= Given task =
Restate the whole listing word for word. Pictures are left out.

= Data provided =
----------

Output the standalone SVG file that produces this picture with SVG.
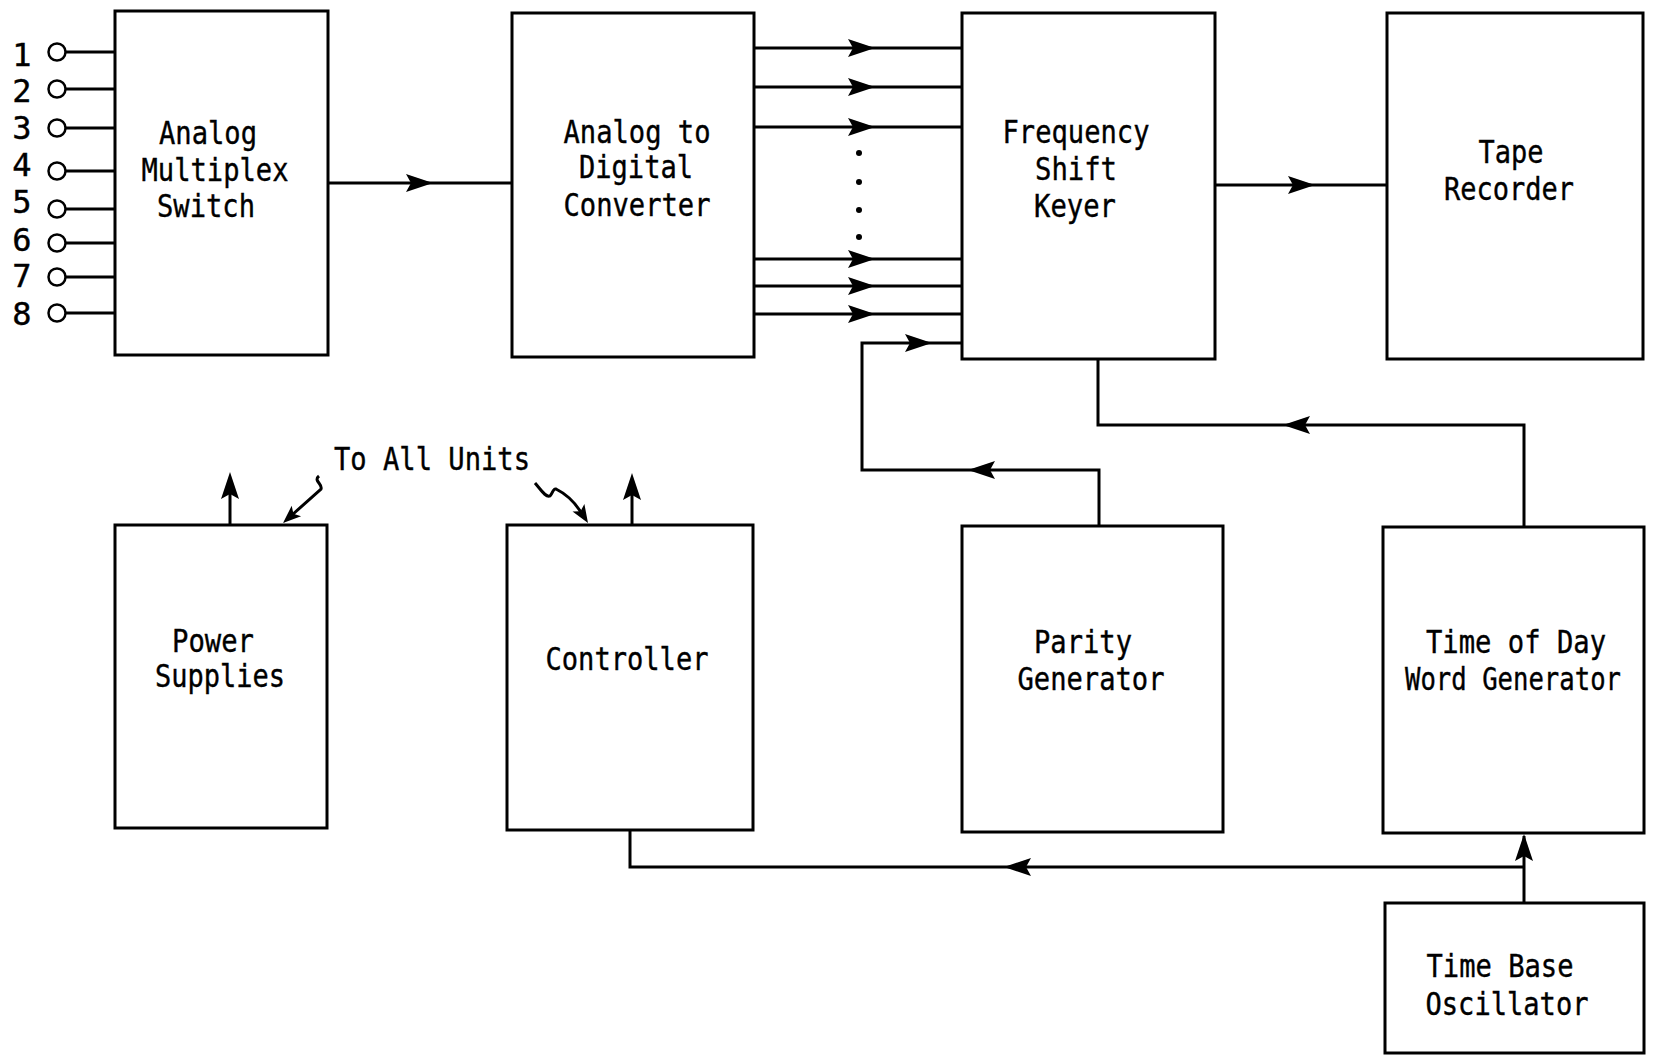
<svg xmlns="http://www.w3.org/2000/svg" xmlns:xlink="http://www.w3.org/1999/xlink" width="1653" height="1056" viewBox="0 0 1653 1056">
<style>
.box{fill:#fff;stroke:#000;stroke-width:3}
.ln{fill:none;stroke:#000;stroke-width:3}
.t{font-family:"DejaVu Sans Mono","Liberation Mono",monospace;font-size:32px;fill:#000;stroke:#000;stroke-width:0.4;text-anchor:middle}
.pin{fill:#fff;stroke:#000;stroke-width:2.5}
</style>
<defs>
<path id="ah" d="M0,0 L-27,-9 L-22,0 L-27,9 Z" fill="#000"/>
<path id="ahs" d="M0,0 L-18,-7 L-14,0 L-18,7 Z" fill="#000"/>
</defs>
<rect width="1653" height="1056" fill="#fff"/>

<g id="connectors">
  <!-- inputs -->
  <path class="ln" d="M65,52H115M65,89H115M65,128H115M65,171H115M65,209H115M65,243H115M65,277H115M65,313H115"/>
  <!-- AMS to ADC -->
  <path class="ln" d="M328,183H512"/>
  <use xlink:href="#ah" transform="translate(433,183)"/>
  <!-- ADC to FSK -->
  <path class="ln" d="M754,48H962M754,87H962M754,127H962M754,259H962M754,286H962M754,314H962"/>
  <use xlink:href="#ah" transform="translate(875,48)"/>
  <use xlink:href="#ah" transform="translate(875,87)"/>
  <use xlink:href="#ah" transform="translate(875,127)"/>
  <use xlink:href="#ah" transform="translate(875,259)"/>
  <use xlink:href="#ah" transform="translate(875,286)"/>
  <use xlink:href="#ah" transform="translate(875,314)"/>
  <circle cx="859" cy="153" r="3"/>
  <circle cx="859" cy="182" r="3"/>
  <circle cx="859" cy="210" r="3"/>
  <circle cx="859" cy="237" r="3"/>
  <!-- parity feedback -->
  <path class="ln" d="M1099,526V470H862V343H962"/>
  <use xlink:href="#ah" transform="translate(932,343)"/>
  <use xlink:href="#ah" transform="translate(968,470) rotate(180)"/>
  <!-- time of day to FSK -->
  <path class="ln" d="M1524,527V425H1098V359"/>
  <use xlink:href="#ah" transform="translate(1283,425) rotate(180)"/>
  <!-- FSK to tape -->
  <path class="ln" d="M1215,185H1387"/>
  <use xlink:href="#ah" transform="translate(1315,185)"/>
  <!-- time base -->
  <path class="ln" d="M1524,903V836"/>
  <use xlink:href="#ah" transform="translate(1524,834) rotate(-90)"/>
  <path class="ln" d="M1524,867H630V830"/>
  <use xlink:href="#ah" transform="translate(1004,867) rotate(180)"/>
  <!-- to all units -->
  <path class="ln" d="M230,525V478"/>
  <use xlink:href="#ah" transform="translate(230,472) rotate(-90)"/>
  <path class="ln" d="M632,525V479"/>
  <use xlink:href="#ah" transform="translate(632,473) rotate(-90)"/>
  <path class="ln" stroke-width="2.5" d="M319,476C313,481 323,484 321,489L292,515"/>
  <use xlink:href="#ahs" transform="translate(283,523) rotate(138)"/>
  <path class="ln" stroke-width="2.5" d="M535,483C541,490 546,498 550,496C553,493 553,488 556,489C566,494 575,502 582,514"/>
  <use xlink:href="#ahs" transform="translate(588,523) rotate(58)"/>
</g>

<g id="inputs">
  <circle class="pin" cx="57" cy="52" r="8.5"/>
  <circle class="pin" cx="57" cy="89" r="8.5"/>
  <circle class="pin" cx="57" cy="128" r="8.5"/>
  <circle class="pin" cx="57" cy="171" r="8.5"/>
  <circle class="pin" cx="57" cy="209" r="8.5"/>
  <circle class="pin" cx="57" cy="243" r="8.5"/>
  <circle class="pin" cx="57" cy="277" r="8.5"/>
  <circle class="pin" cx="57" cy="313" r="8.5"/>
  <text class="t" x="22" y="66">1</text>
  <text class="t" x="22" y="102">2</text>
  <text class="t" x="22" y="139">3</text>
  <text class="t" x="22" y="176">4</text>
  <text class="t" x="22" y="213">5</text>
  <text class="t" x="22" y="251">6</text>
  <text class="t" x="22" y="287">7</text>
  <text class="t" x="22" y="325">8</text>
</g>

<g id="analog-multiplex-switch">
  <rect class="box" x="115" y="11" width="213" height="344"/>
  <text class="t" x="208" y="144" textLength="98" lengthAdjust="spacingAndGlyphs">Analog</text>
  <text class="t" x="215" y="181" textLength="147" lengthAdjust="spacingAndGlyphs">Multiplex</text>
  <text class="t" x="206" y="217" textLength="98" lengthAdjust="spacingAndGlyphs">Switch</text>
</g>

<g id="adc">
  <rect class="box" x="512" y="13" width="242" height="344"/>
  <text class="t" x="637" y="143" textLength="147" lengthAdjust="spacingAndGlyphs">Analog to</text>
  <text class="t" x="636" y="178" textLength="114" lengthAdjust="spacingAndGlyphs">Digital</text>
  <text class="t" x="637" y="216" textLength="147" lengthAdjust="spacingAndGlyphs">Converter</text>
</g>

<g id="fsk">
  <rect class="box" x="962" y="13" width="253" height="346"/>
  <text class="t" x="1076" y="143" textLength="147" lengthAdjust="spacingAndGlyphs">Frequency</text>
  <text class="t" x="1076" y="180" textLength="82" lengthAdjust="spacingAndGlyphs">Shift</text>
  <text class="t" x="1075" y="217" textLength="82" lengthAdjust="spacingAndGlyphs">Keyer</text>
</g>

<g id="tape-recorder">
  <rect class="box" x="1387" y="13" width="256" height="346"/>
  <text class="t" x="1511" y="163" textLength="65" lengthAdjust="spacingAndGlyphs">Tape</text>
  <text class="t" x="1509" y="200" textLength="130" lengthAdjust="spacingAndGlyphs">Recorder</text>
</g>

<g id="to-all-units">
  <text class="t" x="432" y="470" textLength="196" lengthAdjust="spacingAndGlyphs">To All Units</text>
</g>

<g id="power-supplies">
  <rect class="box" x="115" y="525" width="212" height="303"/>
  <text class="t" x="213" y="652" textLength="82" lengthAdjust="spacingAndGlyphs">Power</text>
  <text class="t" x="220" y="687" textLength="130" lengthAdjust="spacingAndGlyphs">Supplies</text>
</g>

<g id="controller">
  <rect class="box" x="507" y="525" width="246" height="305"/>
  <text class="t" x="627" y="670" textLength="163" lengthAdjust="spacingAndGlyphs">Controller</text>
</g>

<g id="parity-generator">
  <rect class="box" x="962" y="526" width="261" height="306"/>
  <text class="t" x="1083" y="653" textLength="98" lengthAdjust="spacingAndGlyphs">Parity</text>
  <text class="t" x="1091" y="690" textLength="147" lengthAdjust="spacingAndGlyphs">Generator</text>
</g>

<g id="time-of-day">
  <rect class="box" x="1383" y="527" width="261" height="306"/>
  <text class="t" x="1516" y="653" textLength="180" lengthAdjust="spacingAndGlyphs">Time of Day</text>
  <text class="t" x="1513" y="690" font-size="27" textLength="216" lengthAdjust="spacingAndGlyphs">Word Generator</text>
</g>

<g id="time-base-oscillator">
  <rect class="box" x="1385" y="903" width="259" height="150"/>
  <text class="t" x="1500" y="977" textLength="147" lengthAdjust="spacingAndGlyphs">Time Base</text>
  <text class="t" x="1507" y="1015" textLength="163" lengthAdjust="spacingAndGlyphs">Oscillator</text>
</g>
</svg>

----------

= Task result =
Output the standalone SVG file that produces this picture with SVG.
<svg xmlns="http://www.w3.org/2000/svg" xmlns:xlink="http://www.w3.org/1999/xlink" width="1653" height="1056" viewBox="0 0 1653 1056">
<style>
.box{fill:#fff;stroke:#000;stroke-width:3}
.ln{fill:none;stroke:#000;stroke-width:3}
.t{font-family:"DejaVu Sans Mono","Liberation Mono",monospace;font-size:32px;fill:#000;stroke:#000;stroke-width:0.4;text-anchor:middle}
.pin{fill:#fff;stroke:#000;stroke-width:2.5}
</style>
<defs>
<path id="ah" d="M0,0 L-27,-9 L-22,0 L-27,9 Z" fill="#000"/>
<path id="ahs" d="M0,0 L-18,-7 L-14,0 L-18,7 Z" fill="#000"/>
</defs>
<rect width="1653" height="1056" fill="#fff"/>

<g id="connectors">
  <!-- inputs -->
  <path class="ln" d="M65,52H115M65,89H115M65,128H115M65,171H115M65,209H115M65,243H115M65,277H115M65,313H115"/>
  <!-- AMS to ADC -->
  <path class="ln" d="M328,183H512"/>
  <use xlink:href="#ah" transform="translate(433,183)"/>
  <!-- ADC to FSK -->
  <path class="ln" d="M754,48H962M754,87H962M754,127H962M754,259H962M754,286H962M754,314H962"/>
  <use xlink:href="#ah" transform="translate(875,48)"/>
  <use xlink:href="#ah" transform="translate(875,87)"/>
  <use xlink:href="#ah" transform="translate(875,127)"/>
  <use xlink:href="#ah" transform="translate(875,259)"/>
  <use xlink:href="#ah" transform="translate(875,286)"/>
  <use xlink:href="#ah" transform="translate(875,314)"/>
  <circle cx="859" cy="153" r="3"/>
  <circle cx="859" cy="182" r="3"/>
  <circle cx="859" cy="210" r="3"/>
  <circle cx="859" cy="237" r="3"/>
  <!-- parity feedback -->
  <path class="ln" d="M1099,526V470H862V343H962"/>
  <use xlink:href="#ah" transform="translate(932,343)"/>
  <use xlink:href="#ah" transform="translate(968,470) rotate(180)"/>
  <!-- time of day to FSK -->
  <path class="ln" d="M1524,527V425H1098V359"/>
  <use xlink:href="#ah" transform="translate(1283,425) rotate(180)"/>
  <!-- FSK to tape -->
  <path class="ln" d="M1215,185H1387"/>
  <use xlink:href="#ah" transform="translate(1315,185)"/>
  <!-- time base -->
  <path class="ln" d="M1524,903V836"/>
  <use xlink:href="#ah" transform="translate(1524,834) rotate(-90)"/>
  <path class="ln" d="M1524,867H630V830"/>
  <use xlink:href="#ah" transform="translate(1004,867) rotate(180)"/>
  <!-- to all units -->
  <path class="ln" d="M230,525V478"/>
  <use xlink:href="#ah" transform="translate(230,472) rotate(-90)"/>
  <path class="ln" d="M632,525V479"/>
  <use xlink:href="#ah" transform="translate(632,473) rotate(-90)"/>
  <path class="ln" stroke-width="2.5" d="M319,476C313,481 323,484 321,489L292,515"/>
  <use xlink:href="#ahs" transform="translate(283,523) rotate(138)"/>
  <path class="ln" stroke-width="2.5" d="M535,483C541,490 546,498 550,496C553,493 553,488 556,489C566,494 575,502 582,514"/>
  <use xlink:href="#ahs" transform="translate(588,523) rotate(58)"/>
</g>

<g id="inputs">
  <circle class="pin" cx="57" cy="52" r="8.5"/>
  <circle class="pin" cx="57" cy="89" r="8.5"/>
  <circle class="pin" cx="57" cy="128" r="8.5"/>
  <circle class="pin" cx="57" cy="171" r="8.5"/>
  <circle class="pin" cx="57" cy="209" r="8.5"/>
  <circle class="pin" cx="57" cy="243" r="8.5"/>
  <circle class="pin" cx="57" cy="277" r="8.5"/>
  <circle class="pin" cx="57" cy="313" r="8.5"/>
  <text class="t" x="22" y="66">1</text>
  <text class="t" x="22" y="102">2</text>
  <text class="t" x="22" y="139">3</text>
  <text class="t" x="22" y="176">4</text>
  <text class="t" x="22" y="213">5</text>
  <text class="t" x="22" y="251">6</text>
  <text class="t" x="22" y="287">7</text>
  <text class="t" x="22" y="325">8</text>
</g>

<g id="analog-multiplex-switch">
  <rect class="box" x="115" y="11" width="213" height="344"/>
  <text class="t" x="208" y="144" textLength="98" lengthAdjust="spacingAndGlyphs">Analog</text>
  <text class="t" x="215" y="181" textLength="147" lengthAdjust="spacingAndGlyphs">Multiplex</text>
  <text class="t" x="206" y="217" textLength="98" lengthAdjust="spacingAndGlyphs">Switch</text>
</g>

<g id="adc">
  <rect class="box" x="512" y="13" width="242" height="344"/>
  <text class="t" x="637" y="143" textLength="147" lengthAdjust="spacingAndGlyphs">Analog to</text>
  <text class="t" x="636" y="178" textLength="114" lengthAdjust="spacingAndGlyphs">Digital</text>
  <text class="t" x="637" y="216" textLength="147" lengthAdjust="spacingAndGlyphs">Converter</text>
</g>

<g id="fsk">
  <rect class="box" x="962" y="13" width="253" height="346"/>
  <text class="t" x="1076" y="143" textLength="147" lengthAdjust="spacingAndGlyphs">Frequency</text>
  <text class="t" x="1076" y="180" textLength="82" lengthAdjust="spacingAndGlyphs">Shift</text>
  <text class="t" x="1075" y="217" textLength="82" lengthAdjust="spacingAndGlyphs">Keyer</text>
</g>

<g id="tape-recorder">
  <rect class="box" x="1387" y="13" width="256" height="346"/>
  <text class="t" x="1511" y="163" textLength="65" lengthAdjust="spacingAndGlyphs">Tape</text>
  <text class="t" x="1509" y="200" textLength="130" lengthAdjust="spacingAndGlyphs">Recorder</text>
</g>

<g id="to-all-units">
  <text class="t" x="432" y="470" textLength="196" lengthAdjust="spacingAndGlyphs">To All Units</text>
</g>

<g id="power-supplies">
  <rect class="box" x="115" y="525" width="212" height="303"/>
  <text class="t" x="213" y="652" textLength="82" lengthAdjust="spacingAndGlyphs">Power</text>
  <text class="t" x="220" y="687" textLength="130" lengthAdjust="spacingAndGlyphs">Supplies</text>
</g>

<g id="controller">
  <rect class="box" x="507" y="525" width="246" height="305"/>
  <text class="t" x="627" y="670" textLength="163" lengthAdjust="spacingAndGlyphs">Controller</text>
</g>

<g id="parity-generator">
  <rect class="box" x="962" y="526" width="261" height="306"/>
  <text class="t" x="1083" y="653" textLength="98" lengthAdjust="spacingAndGlyphs">Parity</text>
  <text class="t" x="1091" y="690" textLength="147" lengthAdjust="spacingAndGlyphs">Generator</text>
</g>

<g id="time-of-day">
  <rect class="box" x="1383" y="527" width="261" height="306"/>
  <text class="t" x="1516" y="653" textLength="180" lengthAdjust="spacingAndGlyphs">Time of Day</text>
  <text class="t" x="1513" y="690" font-size="27" textLength="216" lengthAdjust="spacingAndGlyphs">Word Generator</text>
</g>

<g id="time-base-oscillator">
  <rect class="box" x="1385" y="903" width="259" height="150"/>
  <text class="t" x="1500" y="977" textLength="147" lengthAdjust="spacingAndGlyphs">Time Base</text>
  <text class="t" x="1507" y="1015" textLength="163" lengthAdjust="spacingAndGlyphs">Oscillator</text>
</g>
</svg>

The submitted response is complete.